1) BEFORE UPDATE, Statement Level: This trigger will insert a record into the table 'product_check' before a sql update statement is executed, at the statement level.
CREATE or REPLACE TRIGGER Before_Update_Stat_product
BEFORE
UPDATE ON product
Begin
INSERT INTO product_check
Values('Before update, statement level',sysdate);
END;
/
2) BEFORE UPDATE, Row Level: This trigger will insert a record into the table 'product_check' before each row is updated.
 CREATE or REPLACE TRIGGER Before_Upddate_Row_product
 BEFORE
 UPDATE ON product
 FOR EACH ROW
 BEGIN
 INSERT INTO product_check
 Values('Before update row level',sysdate);
 END;
 /
3) AFTER UPDATE, Statement Level: This trigger will insert a record into the table 'product_check' after a sql update statement is executed, at the statement level.
 CREATE or REPLACE TRIGGER After_Update_Stat_product
 AFTER
 UPDATE ON product
 BEGIN
 INSERT INTO product_check
 Values('After update, statement level', sysdate);
 End;
 /
4) AFTER UPDATE, Row Level: This trigger will insert a record into the table 'product_check' after each row is updated.
 CREATE or REPLACE TRIGGER After_Update_Row_product
 AFTER 
 insert On product
 FOR EACH ROW
 BEGIN
 INSERT INTO product_check
 Values('After update, Row level',sysdate);
 END;
 /
Now lets execute a update statement on table product.
 UPDATE PRODUCT SET unit_price = 800 
 WHERE product_id in (100,101);
Lets check the data in 'product_check' table to see the order in which the trigger is fired.

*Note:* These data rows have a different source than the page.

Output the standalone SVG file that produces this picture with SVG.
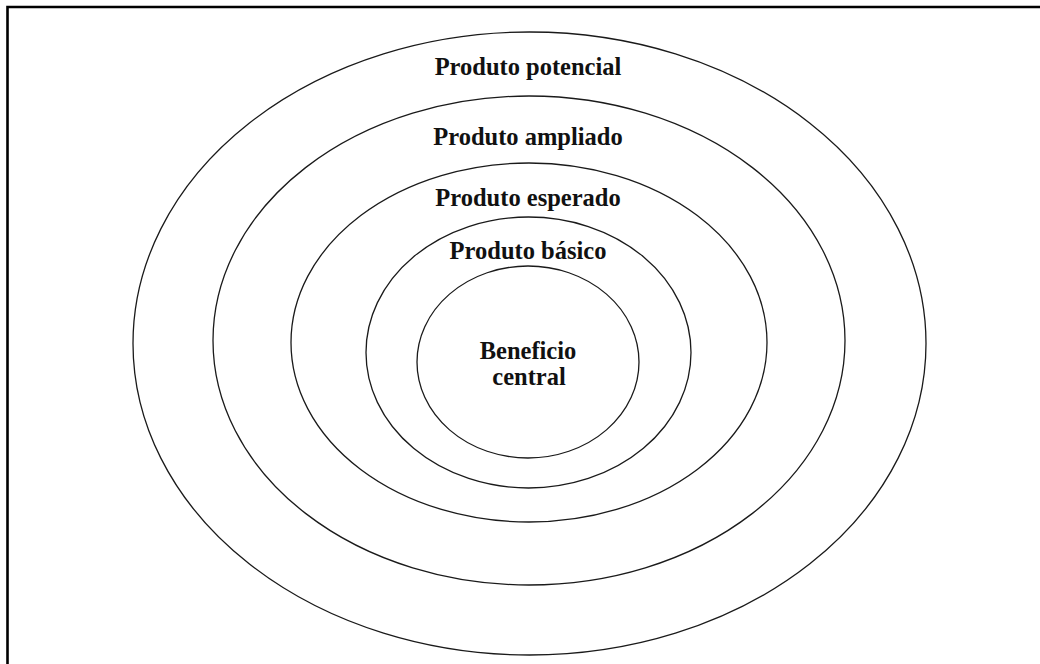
<svg xmlns="http://www.w3.org/2000/svg" width="1040" height="664" viewBox="0 0 1040 664">
<style>
.ring{fill:none;stroke:#1a1a1a;stroke-width:1.3}
.lbl{font-family:"Liberation Serif","Times New Roman",serif;font-weight:bold;font-size:24.5px;fill:#111;text-anchor:middle}
.frame{fill:none;stroke:#000;stroke-width:2.6}
</style>
<rect width="1040" height="664" fill="#fff"/>
<path class="frame" d="M7.5 664 V7 H1040"/>
<g id="produto-potencial">
<ellipse class="ring" cx="529.5" cy="343.5" rx="396.5" ry="311.5"/>
<text class="lbl" x="528" y="75">Produto potencial</text>
</g>
<g id="produto-ampliado">
<ellipse class="ring" cx="529" cy="340.5" rx="316" ry="244.5"/>
<text class="lbl" x="528" y="145">Produto ampliado</text>
</g>
<g id="produto-esperado">
<ellipse class="ring" cx="529" cy="342.5" rx="238" ry="179.5"/>
<text class="lbl" x="528" y="206">Produto esperado</text>
</g>
<g id="produto-basico">
<ellipse class="ring" cx="528.5" cy="352.5" rx="162.5" ry="135.5"/>
<text class="lbl" x="528" y="259">Produto básico</text>
</g>
<g id="beneficio-central">
<ellipse class="ring" cx="528" cy="362" rx="111" ry="96"/>
<text class="lbl" x="528" y="359">Beneficio</text>
<text class="lbl" x="529" y="385">central</text>
</g>
<g id="connectors"/>
</svg>
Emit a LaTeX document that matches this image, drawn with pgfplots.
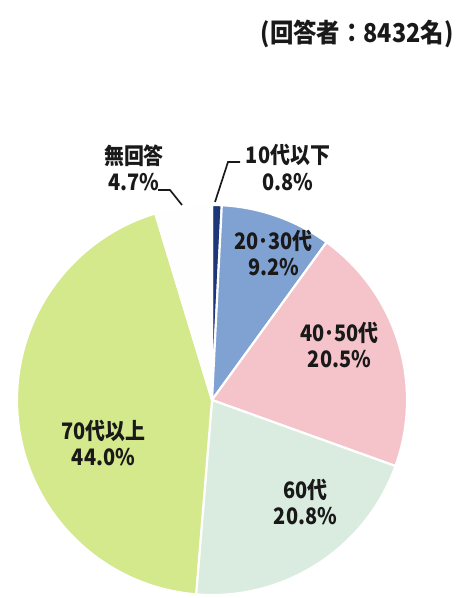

 SELECT * FROM product_check;
Output:
Mesage                                             Current_Date
------------------------------------------------------------
Before update, statement level          26-Nov-2008
Before update, row level                    26-Nov-2008
After update, Row level                     26-Nov-2008
Before update, row level                    26-Nov-2008
After update, Row level                     26-Nov-2008
After update, statement level            26-Nov-2008
The above result shows 'before update' and 'after update' row level events have occured twice, since two records were updated. But 'before update' and 'after update' statement level events are fired only once per sql statement.
The above rules apply similarly for INSERT and DELETE statements.

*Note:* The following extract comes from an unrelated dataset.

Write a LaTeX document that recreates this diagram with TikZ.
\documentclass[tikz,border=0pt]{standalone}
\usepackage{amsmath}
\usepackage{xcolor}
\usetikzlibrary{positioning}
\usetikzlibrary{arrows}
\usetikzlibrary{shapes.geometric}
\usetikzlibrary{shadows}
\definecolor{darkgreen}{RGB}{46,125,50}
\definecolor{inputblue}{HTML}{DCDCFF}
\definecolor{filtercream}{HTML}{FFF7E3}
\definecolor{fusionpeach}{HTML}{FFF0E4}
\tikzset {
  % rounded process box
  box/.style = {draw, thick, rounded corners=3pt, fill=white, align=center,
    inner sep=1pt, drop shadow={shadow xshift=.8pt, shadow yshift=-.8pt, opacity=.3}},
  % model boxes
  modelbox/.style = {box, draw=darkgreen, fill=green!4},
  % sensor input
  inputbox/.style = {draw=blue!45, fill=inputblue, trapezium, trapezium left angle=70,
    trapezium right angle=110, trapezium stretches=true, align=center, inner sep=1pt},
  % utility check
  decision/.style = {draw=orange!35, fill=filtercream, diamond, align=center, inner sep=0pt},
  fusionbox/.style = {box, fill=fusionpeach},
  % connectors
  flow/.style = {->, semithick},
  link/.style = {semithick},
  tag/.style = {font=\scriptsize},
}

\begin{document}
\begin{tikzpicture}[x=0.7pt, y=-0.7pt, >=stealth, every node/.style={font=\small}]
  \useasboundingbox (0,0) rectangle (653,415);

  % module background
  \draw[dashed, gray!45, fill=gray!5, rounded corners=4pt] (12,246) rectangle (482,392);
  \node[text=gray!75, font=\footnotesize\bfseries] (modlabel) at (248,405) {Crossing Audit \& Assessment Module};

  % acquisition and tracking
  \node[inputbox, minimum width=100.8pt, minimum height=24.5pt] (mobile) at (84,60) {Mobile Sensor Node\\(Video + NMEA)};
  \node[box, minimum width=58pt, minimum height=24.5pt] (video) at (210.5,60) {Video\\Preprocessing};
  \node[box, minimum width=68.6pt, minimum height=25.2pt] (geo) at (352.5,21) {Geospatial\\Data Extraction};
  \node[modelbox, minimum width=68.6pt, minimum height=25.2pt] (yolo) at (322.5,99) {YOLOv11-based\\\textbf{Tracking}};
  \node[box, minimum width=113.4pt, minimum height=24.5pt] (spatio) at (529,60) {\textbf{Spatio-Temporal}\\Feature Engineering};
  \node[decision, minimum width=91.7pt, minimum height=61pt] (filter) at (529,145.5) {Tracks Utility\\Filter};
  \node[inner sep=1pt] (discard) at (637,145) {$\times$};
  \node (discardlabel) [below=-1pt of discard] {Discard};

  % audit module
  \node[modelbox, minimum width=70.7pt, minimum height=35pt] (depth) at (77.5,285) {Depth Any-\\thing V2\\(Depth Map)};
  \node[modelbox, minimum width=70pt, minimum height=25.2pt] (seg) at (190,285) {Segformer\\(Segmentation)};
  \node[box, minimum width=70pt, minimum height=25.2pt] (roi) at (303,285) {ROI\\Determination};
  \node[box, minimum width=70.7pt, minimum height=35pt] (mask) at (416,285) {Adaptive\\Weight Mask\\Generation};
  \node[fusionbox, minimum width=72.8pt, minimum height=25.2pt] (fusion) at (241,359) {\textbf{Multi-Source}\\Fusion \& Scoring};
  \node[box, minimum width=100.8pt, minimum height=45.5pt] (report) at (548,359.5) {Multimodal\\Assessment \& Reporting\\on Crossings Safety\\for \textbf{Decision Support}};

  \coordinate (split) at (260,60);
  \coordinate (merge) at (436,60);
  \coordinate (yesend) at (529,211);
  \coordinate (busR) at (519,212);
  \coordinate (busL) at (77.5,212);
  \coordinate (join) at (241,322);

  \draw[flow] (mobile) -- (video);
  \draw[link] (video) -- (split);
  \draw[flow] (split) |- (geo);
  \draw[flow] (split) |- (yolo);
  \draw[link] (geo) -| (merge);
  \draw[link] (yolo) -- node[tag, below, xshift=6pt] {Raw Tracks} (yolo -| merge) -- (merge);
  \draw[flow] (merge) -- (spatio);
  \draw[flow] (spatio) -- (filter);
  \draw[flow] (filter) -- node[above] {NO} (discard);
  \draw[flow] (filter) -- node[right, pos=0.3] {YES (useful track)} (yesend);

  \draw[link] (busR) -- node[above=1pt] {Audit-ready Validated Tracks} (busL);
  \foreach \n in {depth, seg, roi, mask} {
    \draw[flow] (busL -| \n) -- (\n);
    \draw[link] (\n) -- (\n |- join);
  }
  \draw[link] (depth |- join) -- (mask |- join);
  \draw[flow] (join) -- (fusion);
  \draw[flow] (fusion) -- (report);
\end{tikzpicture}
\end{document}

How To know Information about Triggers.
We can use the data dictionary view 'USER_TRIGGERS' to obtain information about any trigger.
The below statement shows the structure of the view 'USER_TRIGGERS'
 DESC USER_TRIGGERS;
NAME                              Type
--------------------------------------------------------
TRIGGER_NAME                 VARCHAR2(30)

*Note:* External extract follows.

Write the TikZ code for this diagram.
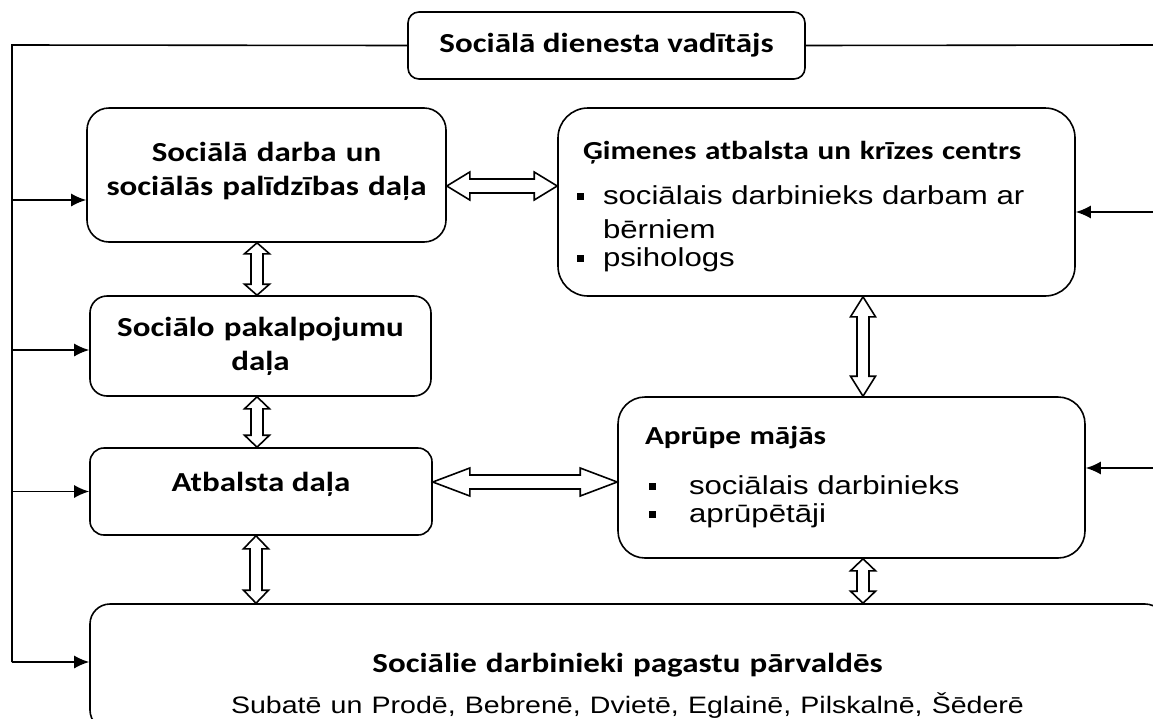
\documentclass[tikz,border=0pt]{standalone}
\usepackage{fontspec}
\setmainfont[FakeStretch=1.2]{Liberation Sans}
\newfontfamily\hdfont[FakeStretch=1.2]{Carlito}
\usetikzlibrary{arrows.meta, calc, positioning}

\newcommand{\bl}[1][43pt]{\makebox[#1][l]{\rule[4.5pt]{7pt}{7pt}}}
\newcommand{\lift}[1]{\rule[-#1]{0pt}{#1}}

\begin{document}
\begin{tikzpicture}[x=1pt, y=-1pt, >={Latex[length=15pt,width=13pt]}, line width=1.6pt,
    box/.style={draw, rounded corners=#1, align=center, inner sep=0pt,
        font=\hdfont\bfseries\fontsize{27.5}{36}\selectfont},
    lbox/.style={draw, rounded corners=#1, align=left, inner ysep=0pt,
        font=\fontsize{26}{28}\selectfont},
    dblv/.style={to path={let \p1=(\tikztostart), \p2=(\tikztotarget) in
        (\x1,\y1) -- (\x1+12.5pt,\y1-#1) -- (\x1+6pt,\y1-#1) -- (\x1+6pt,\y2+#1)
        -- (\x1+12.5pt,\y2+#1) -- (\x1,\y2) -- (\x1-12.5pt,\y2+#1) -- (\x1-6pt,\y2+#1)
        -- (\x1-6pt,\y1-#1) -- (\x1-12.5pt,\y1-#1) -- cycle}},
    dblh/.style={to path={let \p1=(\tikztostart), \p2=(\tikztotarget) in
        (\x1,\y1) -- (\x1+#1,\y1+14pt) -- (\x1+#1,\y1+7pt) -- (\x2-#1,\y1+7pt)
        -- (\x2-#1,\y1+14pt) -- (\x2,\y1) -- (\x2-#1,\y1-14pt) -- (\x2-#1,\y1-7pt)
        -- (\x1+#1,\y1-7pt) -- (\x1+#1,\y1-14pt) -- cycle}}]

    \useasboundingbox (0,0) rectangle (1153,718);
    \clip (0,0) rectangle (1153,718);

    % Nodes
    \node (vad) [box=11pt, minimum width=397pt, minimum height=67pt] at (606.5,45.5) {Sociālā dienesta vadītājs};
    \node (sdd) [box=22pt, minimum width=359pt, minimum height=134pt, text width=340pt] at (266.5,175)
        {Sociālā darba un\\[-2pt]sociālās palīdzības daļa\lift{12pt}};
    \node (pak) [box=17pt, minimum width=341pt, minimum height=100pt, text width=320pt] at (260.5,346)
        {Sociālo pakalpojumu\\[-2pt]daļa};
    \node (atb) [box=14pt, minimum width=342pt, minimum height=87pt] at (261,491.5) {Atbalsta daļa\lift{20pt}};
    \node (gim) [lbox=30pt, inner xsep=19pt, minimum width=517pt, minimum height=188pt, text width=479pt] at (816.5,202)
        {{\hdfont\bfseries\rule{0pt}{28pt}\hspace*{6pt}\mbox{Ģimenes atbalsta un krīzes centrs}}\\[17pt]
         \bl[26pt]\mbox{sociālais darbinieks darbam ar}\\[6pt]
         \hspace*{26pt}bērniem\\
         \bl[26pt]psihologs};
    \node (apr) [lbox=27pt, inner xsep=31pt, minimum width=467pt, minimum height=161pt, text width=405pt] at (851.5,477.5)
        {{\hdfont\bfseries\hspace*{-4pt}Aprūpe mājās}\\[22pt]
         \bl[40pt]\mbox{sociālais darbinieks}\\
         \bl[40pt]aprūpētāji};
    \node (pag) [box=20pt, minimum width=1075pt, minimum height=126pt, text width=1000pt] at (627.5,667)
        {\rule{0pt}{56pt}Sociālie darbinieki pagastu pārvaldēs\\[5pt]
         {\normalfont\fontsize{23.8}{28}\selectfont Subatē un Prodē, Bebrenē, Dvietē, Eglainē, Pilskalnē, Šēderē}};

    \coordinate (lt) at (12,45);
    \coordinate (lb) at (12,662);
    \coordinate (rt) at (1153,45);

    % Links
    \draw (vad.west) -- (lt) -- (lb);
    \draw (vad.east) -- (rt);
    \draw[->] ([yshift=-25pt]sdd.west -| lt) -- ([yshift=-25pt]sdd.west);
    \draw[->] ([yshift=-4pt]pak.west -| lt) -- ([yshift=-4pt]pak.west);
    \draw[->] (atb.west -| lt) -- (atb.west);
    \draw[->] (lb) -- (lb -| pag.west);
    \draw[->] ([yshift=-10pt]gim.east -| rt) -- ([yshift=-10pt]gim.east);
    \draw[->] ([yshift=9.5pt]apr.east -| rt) -- ([yshift=9.5pt]apr.east);

    \draw[fill=white] ([yshift=-11pt]sdd.east) to[dblh=23pt] (gim.west);
    \draw[fill=white] ([yshift=9.5pt]atb.east) to[dblh=37pt] (apr.west);
    \draw[fill=white] ([xshift=-9.5pt]sdd.south) to[dblv=11pt] (pak.north);
    \draw[fill=white] ([xshift=-3.5pt]pak.south) to[dblv=12pt] (atb.north);
    \draw[fill=white] ([xshift=-5pt]atb.south) to[dblv=13pt] (pag.north);
    \draw[fill=white] ([xshift=46.5pt]gim.south) to[dblv=20pt] (apr.north);
    \draw[fill=white] ([xshift=11.5pt]apr.south) to[dblv=12pt] (pag.north);
\end{tikzpicture}
\end{document}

TRIGGER_TYPE                  VARCHAR2(16)
TRIGGER_EVENT                VARCHAR2(75)
TABLE_OWNER                  VARCHAR2(30)
BASE_OBJECT_TYPE           VARCHAR2(16)
TABLE_NAME                     VARCHAR2(30)
COLUMN_NAME                  VARCHAR2(4000)
REFERENCING_NAMES        VARCHAR2(128)
WHEN_CLAUSE                  VARCHAR2(4000)
STATUS                            VARCHAR2(8)
DESCRIPTION                    VARCHAR2(4000)
ACTION_TYPE                   VARCHAR2(11)
TRIGGER_BODY                 LONG
This view stores information about header and body of the trigger.
SELECT * FROM user_triggers WHERE trigger_name = 'Before_Update_Stat_product';
The above sql query provides the header and body of the trigger 'Before_Update_Stat_product'.
You can drop a trigger using the following command.
DROP TRIGGER trigger_name;
CYCLIC CASCADING in a TRIGGER
This is an undesirable situation where more than one trigger enter into an infinite loop. while creating a trigger we should ensure the such a situtation does not exist.
The below example shows how Trigger's can enter into cyclic cascading.
Let's consider we have two tables 'abc' and 'xyz'. Two triggers are created.
1) The INSERT Trigger, triggerA on table 'abc' issues an UPDATE on table 'xyz'.
2) The UPDATE Trigger, triggerB on table 'xyz' issues an INSERT on table 'abc'.
In such a situation, when there is a row inserted in table 'abc', triggerA fires and will update table 'xyz'. 
When the table 'xyz' is updated, triggerB fires and will insert a row in table 'abc'.
This cyclic situation continues and will enter into a infinite loop, which will crash the database.